There is Candor, who believe in truth above all.  Whenever something goes wrong, are sure to loudly assign blame to all responsible parties.  Candor wouldn’t hesitate to let Jeremiah, God and the people know exactly where they all went wrong.
And there is Abnegation, the passive group that selflessly denies themselves to serve others.  They wouldn’t want to “burden” someone else with their sorrow and pain.  Abnegation would suggest the people of God make themselves so busy that they had no time to feel.  
And finally there is Dauntless, always brave in the face of any danger.  If the people of God were Dauntless, they would either assert themselves too strong to suffer, or would walk headlong into their suffering to get as quickly as possible to the other side.
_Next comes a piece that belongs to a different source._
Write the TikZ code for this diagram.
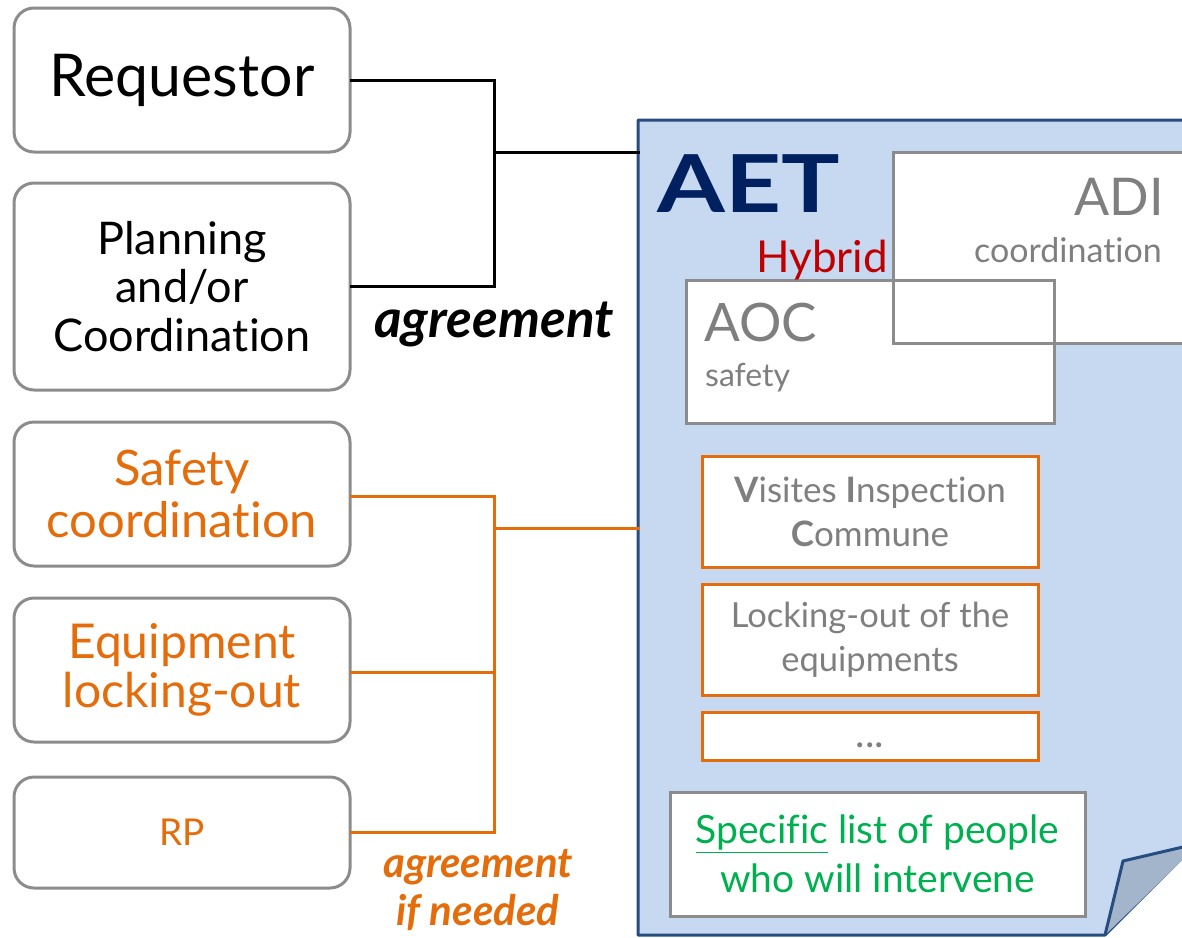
\documentclass[tikz,border=0pt]{standalone}
\usepackage{fontspec}
\setmainfont{Lato}[Ligatures={NoCommon}]
\usetikzlibrary{positioning}
\definecolor{boxgray}{HTML}{8C8C8C}
\definecolor{txtgray}{HTML}{7F7F7F}
\definecolor{orng}{HTML}{E46C0A}
\definecolor{pageblue}{HTML}{C6D9F0}
\definecolor{pageedge}{HTML}{264C80}
\definecolor{foldblue}{HTML}{A3B5CB}
\definecolor{navy}{HTML}{002060}
\definecolor{hyred}{HTML}{C00000}
\definecolor{grn}{HTML}{00B050}
\newcommand{\fs}[1]{\fontsize{#1}{1.15\dimexpr#1pt\relax}\selectfont}
\tikzset{
  actor/.style={draw=boxgray, line width=3pt, rounded corners=20pt, fill=white,
    minimum width=336pt, align=center, inner sep=0pt},
  link/.style={line width=3pt, line cap=rect},
  task/.style={draw=orng, line width=3pt, fill=white, minimum width=336pt,
    align=center, inner sep=0pt, text=txtgray},
}
\begin{document}
\begin{tikzpicture}[x=1pt,y=-1pt]
\useasboundingbox (0,0) rectangle (1182,937);
\clip (0,0) rectangle (1182,937);

% left column of actors
\node[actor, minimum height=144pt, font=\fs{59}] (req) at (182,80) {Requestor};
\node[actor, minimum height=207pt, font=\fs{45}] (plan) at (182,286.5) {Planning\\[-3pt]and/or\\[-3pt]Coordination};
\node[actor, minimum height=144pt, font=\fs{49}, text=orng] (saf) at (182,494) {Safety\\[-5pt]coordination};
\node[actor, minimum height=144pt, font=\fs{48}, text=orng] (equ) at (182,670) {Equipment\\[-6pt]locking-out};
\node[actor, minimum height=111pt, font=\fs{37}, text=orng] (rp) at (182,832.5) {RP};

% the AET document sheet with its curled corner
\fill[pageblue] (638,120) -- (1200,120) -- (1200,840) -- (1105,935) -- (638,935) -- cycle;
\draw[pageedge, line width=3pt, line join=round] (1200,120) -- (638,120) -- (638,935) -- (1105,935) -- (1200,840);
\draw[pageedge, line width=3pt, line join=round, fill=foldblue] (1105,935) -- (1123,861) -- (1200,843);
\coordinate (aetTop) at (638,152);
\coordinate (aetLow) at (638,528);

\node[anchor=west, inner sep=0pt, text=navy, font=\fs{80}\bfseries] (aet) at (657,184) {\scalebox{1.22}[1]{AET}};

% ADI and AOC teams (fills first, then outlines so both borders show)
\fill[white] (893,152) rectangle (1200,343);
\fill[white] (686,280) rectangle (1054,423);
\draw[boxgray, line width=3pt] (893,152) rectangle (1200,343);
\draw[boxgray, line width=3pt] (686,280) rectangle (1054,423);
\node[anchor=east, inner sep=0pt, text=txtgray, font=\fs{52}] (adi) at (1164,197) {ADI};
\node[anchor=east, inner sep=0pt, text=txtgray, font=\fs{34}] (adic) at (1162,250) {coordination};
\node[anchor=west, inner sep=0pt, text=txtgray, font=\fs{53}] (aoc) at (704,323) {AOC};
\node[anchor=west, inner sep=0pt, text=txtgray, font=\fs{32}] (aocs) at (705,378) {safety};
\node[anchor=base, inner sep=0pt, text=hyred, font=\fs{44}] (hyb) at (822,272) {Hybrid};

% tasks carried out inside the AET
\node[task, minimum height=111pt, font=\fs{35}] (vic) at (870,511.5) {\textbf{V}isites \textbf{I}nspection\\[4pt]\textbf{C}ommune};
\node[task, minimum height=111pt, font=\fs{34.5}] (lock) at (870,639.5) {Locking-out of the\\[4pt]equipments};
\node[task, minimum height=48pt] (more) at (870,736) {};
\node[anchor=base, inner sep=0pt, text=txtgray, font=\fs{40}] (dots) at (870,747) {...};

\node[draw=boxgray, line width=3pt, fill=white, minimum width=415pt, minimum height=124pt,
  align=center, inner sep=0pt, text=grn, font=\fs{39}] (spec) at (877.5,854)
  {\underline{Specific} list of people\\[4pt]who will intervene};

% agreement links
\coordinate (bj) at (494,152);
\draw[link] (req.east) -| (bj);
\draw[link] (plan.east) -| (bj);
\draw[link] (bj) -- (aetTop);
\node[inner sep=0pt, font=\fs{53}\bfseries\itshape] (agr) at (494,324) {agreement};

\coordinate (oj) at (494,528);
\draw[link, orng] (saf.east |- 496,496) -| (oj);
\draw[link, orng] (equ.east |- 672,672) -| (oj);
\draw[link, orng] (rp.east) -| (oj);
\draw[link, orng] (oj) -- (aetLow);
\node[inner sep=0pt, align=center, text=orng, font=\fs{42}\bfseries\itshape] (agr2) at (478,890) {agreement\\[0pt]if needed};
\end{tikzpicture}
\end{document}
I’m sure we’ve found ourselves inside all of those factions at some time or another.  And there is a time and place for all of those approaches.  But in the hardest of times, sometimes we just need to lament.  Sometimes we just need to cry or scream or pound things.  Sometimes we just need to grieve.  And Jeremiah is a model of how to do that. 
In Jeremiah, the people despair their impending doom and question God’s presence.  Jeremiah sees the wounded people and feels powerless.  God grieves the unfaithfulness of the people, and that it has all come to this.  Everyone laments, everyone cries, everyone is heartbroken.  
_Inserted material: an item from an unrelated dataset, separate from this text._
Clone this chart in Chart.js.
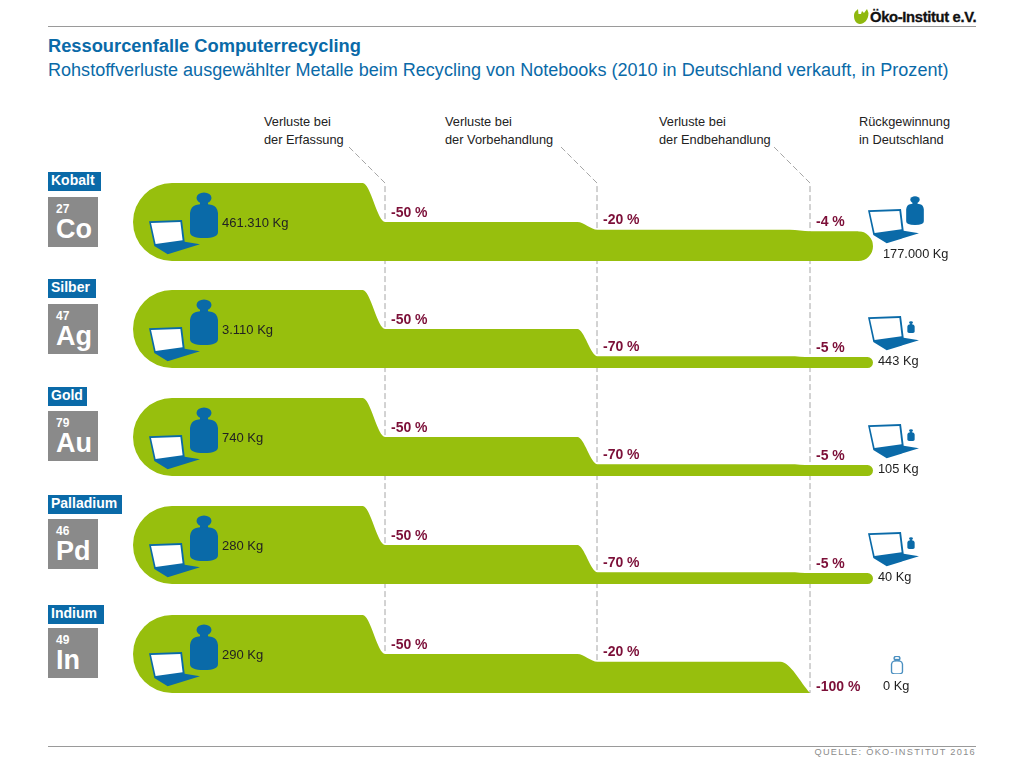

They are full of questions, just as we are in the midst of suffering.  Why did this happen?  How could You, God, let this happen?  What kind of future can we possibly have now?  Their questions are raw and honest.  This is what we humans do when we struggle with loss and heartache.  And there seem to be no answers, no easy fixes.  All that can be done is to weep over the wrongness of the world.  But as Elie Wiesel explained in Night, his book about the Holocaust, “every question possesses a power that is lost in the answer.”  Our anguished questions show that we care enough to take what feels unfair and unjust to God.  That we long for a time when the wrongs are righted, every tear wiped away.  Our lament - our unsilenced grief - our wrestling with God - our demand for answers even when we know there aren’t answers to be had - those are acts of faith in this broken, in-between, world.  We don’t need to edit our anguish before God.  Lament is a spiritual practice just as surely as contemplative prayer or labyrinth walking .
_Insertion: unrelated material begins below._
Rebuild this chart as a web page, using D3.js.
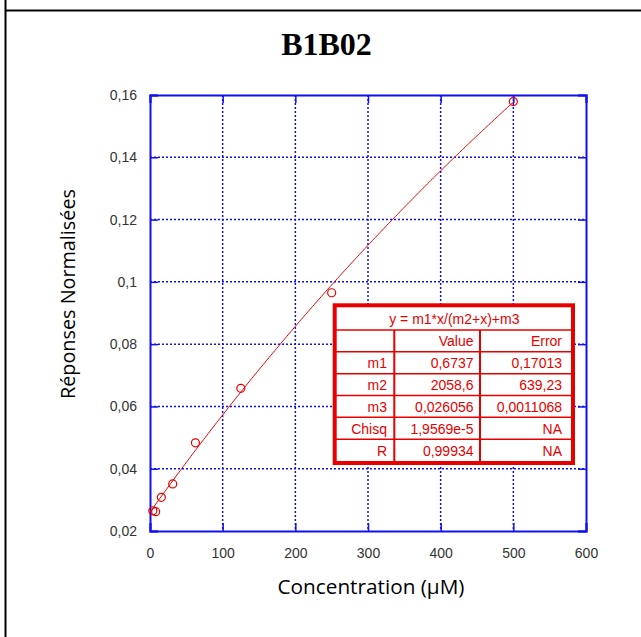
<!DOCTYPE html>
<html><head><meta charset="utf-8">
<script src="https://cdn.jsdelivr.net/npm/d3@7"></script>
<style>html,body{margin:0;padding:0;background:#fff;}svg{display:block;}</style>
</head><body>
<script>
// ---- data ----
const concentrations = [3.9, 7.8, 15.6, 31.25, 62.5, 125, 250, 500];
const responses = [0.0265, 0.0262, 0.0308, 0.0351, 0.0483, 0.0658, 0.0965, 0.1579];
const xTicks = [0, 100, 200, 300, 400, 500, 600];
const yTicks = [0.02, 0.04, 0.06, 0.08, 0.10, 0.12, 0.14, 0.16];
const yTickLabels = ["0,02", "0,04", "0,06", "0,08", "0,1", "0,12", "0,14", "0,16"];
const fitEquation = "y = m1*x/(m2+x)+m3";
const tableColumns = ["", "Value", "Error"];
const rowNames = ["m1", "m2", "m3", "Chisq", "R"];
const rowValues = ["0,6737", "2058,6", "0,026056", "1,9569e-5", "0,99934"];
const rowErrors = ["0,17013", "639,23", "0,0011068", "NA", "NA"];
const fitM1 = 0.6737, fitM2 = 2058.6, fitM3 = 0.026056;
const fitRange = [0, 500];
const title = "B1B02";
const xTitle = "Concentration (µM)";
const yTitle = "Réponses Normalisées";

// ---- drawing ----
const W = 641, H = 637;
const svg = d3.select("body").append("svg").attr("width", W).attr("height", H);
const blue = "#1010f0", red = "#e80000";

// page frame lines
svg.append("line").attr("x1", 5.5).attr("x2", 5.5).attr("y1", 0).attr("y2", H)
  .attr("stroke", "#000").attr("stroke-width", 2);
svg.append("line").attr("x1", 5).attr("x2", W).attr("y1", 10.5).attr("y2", 10.5)
  .attr("stroke", "#000").attr("stroke-width", 2);

const L = 150, R = 586, T = 95, B = 531;
const x = d3.scaleLinear().domain([0, 600]).range([L, R]);
const y = d3.scaleLinear().domain([0.02, 0.16]).range([B, T]);

// grid
const g = svg.append("g");
g.selectAll(".gx").data(xTicks.slice(1, -1)).join("line")
  .attr("x1", d => x(d)).attr("x2", d => x(d)).attr("y1", T).attr("y2", B)
  .attr("stroke", blue).attr("stroke-width", 1.5).attr("stroke-dasharray", "2,2");
g.selectAll(".gy").data(yTicks.slice(1, -1)).join("line")
  .attr("y1", d => y(d)).attr("y2", d => y(d)).attr("x1", L).attr("x2", R)
  .attr("stroke", blue).attr("stroke-width", 1.5).attr("stroke-dasharray", "2,2");

// axes with inward ticks on all sides
const fmtY = d => yTickLabels[yTicks.indexOf(d)];
const axB = svg.append("g").attr("transform", `translate(0,${B})`)
  .call(d3.axisBottom(x).tickValues(xTicks).tickSize(-8).tickPadding(17).tickFormat(d3.format("d")));
const axT = svg.append("g").attr("transform", `translate(0,${T})`)
  .call(d3.axisTop(x).tickValues(xTicks).tickSize(-8).tickFormat(""));
const axL = svg.append("g").attr("transform", `translate(${L},0)`)
  .call(d3.axisLeft(y).tickValues(yTicks).tickSize(-8).tickPadding(13).tickFormat(fmtY));
const axR = svg.append("g").attr("transform", `translate(${R},0)`)
  .call(d3.axisRight(y).tickValues(yTicks).tickSize(-8).tickFormat(""));
[axB, axT, axL, axR].forEach(a => {
  a.select(".domain").attr("stroke", blue).attr("stroke-width", 2);
  a.selectAll(".tick line").attr("stroke", blue).attr("stroke-width", 1.5);
  a.selectAll(".tick text").attr("fill", "#333").attr("font-family", "Liberation Sans, Arial, sans-serif").attr("font-size", 14);
});

// fit curve
const curveX = d3.range(fitRange[0], fitRange[1] + 0.001, 2);
const line = d3.line().x(d => x(d)).y(d => y(fitM1 * d / (fitM2 + d) + fitM3));
svg.append("path").datum(curveX).attr("d", line).attr("fill", "none")
  .attr("stroke", red).attr("stroke-width", 1);

// data points
svg.selectAll(".pt").data(concentrations).join("circle")
  .attr("cx", d => x(d)).attr("cy", (d, i) => y(responses[i])).attr("r", 4)
  .attr("fill", "none").attr("stroke", red).attr("stroke-width", 1.2);

// results table
const tx0 = 334.7, tx1 = 573, ty0 = 305.3, ty1 = 463;
const innerTop = 307.3, headBottom = 330, innerBottom = 461;
const colX = [394.3, 480];
const rowH = (innerBottom - headBottom) / 6;
const tbl = svg.append("g");
tbl.append("rect").attr("x", tx0).attr("y", ty0).attr("width", tx1 - tx0).attr("height", ty1 - ty0)
  .attr("fill", "#fff").attr("stroke", red).attr("stroke-width", 4);
const hLines = d3.range(0, 6).map(i => headBottom + i * rowH);
tbl.selectAll(".hl").data(hLines).join("line")
  .attr("x1", tx0).attr("x2", tx1).attr("y1", d => d).attr("y2", d => d)
  .attr("stroke", red).attr("stroke-width", 1.5);
tbl.selectAll(".vl").data(colX).join("line")
  .attr("x1", d => d).attr("x2", d => d).attr("y1", headBottom).attr("y2", ty1)
  .attr("stroke", red).attr("stroke-width", 2);
const tf = "Liberation Sans, Arial, sans-serif";
tbl.append("text").attr("x", (tx0 + tx1) / 2 + 0.5).attr("y", 323.5).attr("text-anchor", "middle")
  .attr("font-family", tf).attr("font-size", 14).attr("fill", red).text(fitEquation);
const textRight = [387, 473.5, 562];
const rows = [tableColumns].concat(rowNames.map((n, i) => [n, rowValues[i], rowErrors[i]]));
rows.forEach((r, ri) => {
  const base = headBottom + (ri + 1) * rowH - 5.5;
  r.forEach((c, ci) => {
    tbl.append("text").attr("x", textRight[ci]).attr("y", base).attr("text-anchor", "end")
      .attr("font-family", tf).attr("font-size", 14).attr("fill", red).text(c);
  });
});

// titles
svg.append("text").attr("x", 326.5).attr("y", 55).attr("text-anchor", "middle")
  .attr("font-family", "Liberation Serif, Times New Roman, serif").attr("font-weight", "bold")
  .attr("font-size", 32).attr("fill", "#000").text(title);

function fitText(sel, target) {
  const len = sel.node().getComputedTextLength();
  const fs = +sel.attr("font-size");
  sel.attr("font-size", fs * target / len);
}
const xt = svg.append("text").attr("x", 371).attr("y", 594).attr("text-anchor", "middle")
  .attr("font-family", "Open Sans, sans-serif").attr("font-size", 18).attr("fill", "#000").text(xTitle);
fitText(xt, 187);
const yt = svg.append("text").attr("transform", "translate(75,294) rotate(-90)").attr("text-anchor", "middle")
  .attr("font-family", "Open Sans, sans-serif").attr("font-size", 18).attr("fill", "#000").text(yTitle);
fitText(yt, 210);
</script>
</body></html>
Jeremiah is hard to read because there is so much angst and no closure, no neat happy ending.  But it is also promising, not just in it’s welcome of our honest grief before God, but in the inclusion of God’s voice in the chorus of grief.
It’s very hard to tell in this reading which heartbroken questions and cries of anguish come from the people and which come from the prophet Jeremiah and which come from God.  God identifies so closely with the people, loves them so much, that their wounds, their brokenness, are God’s wounds, God’s brokenness.  The longing of the prophet and the people for healing and peace are also the longing of God.  God is present in their suffering, even as they feel themselves God-forsaken.  

When you find yourself, as we all will in this imperfect world, heartsick, drowning in grief, wishing your head were a well of water and my eyes fountains of tears so you could weep day and night, try joining your voice with those of Jeremiah and the Israelites and bring your lament to God.  Not only can God take it, but you might hear God’s own lament echoing through the universe.  Amen.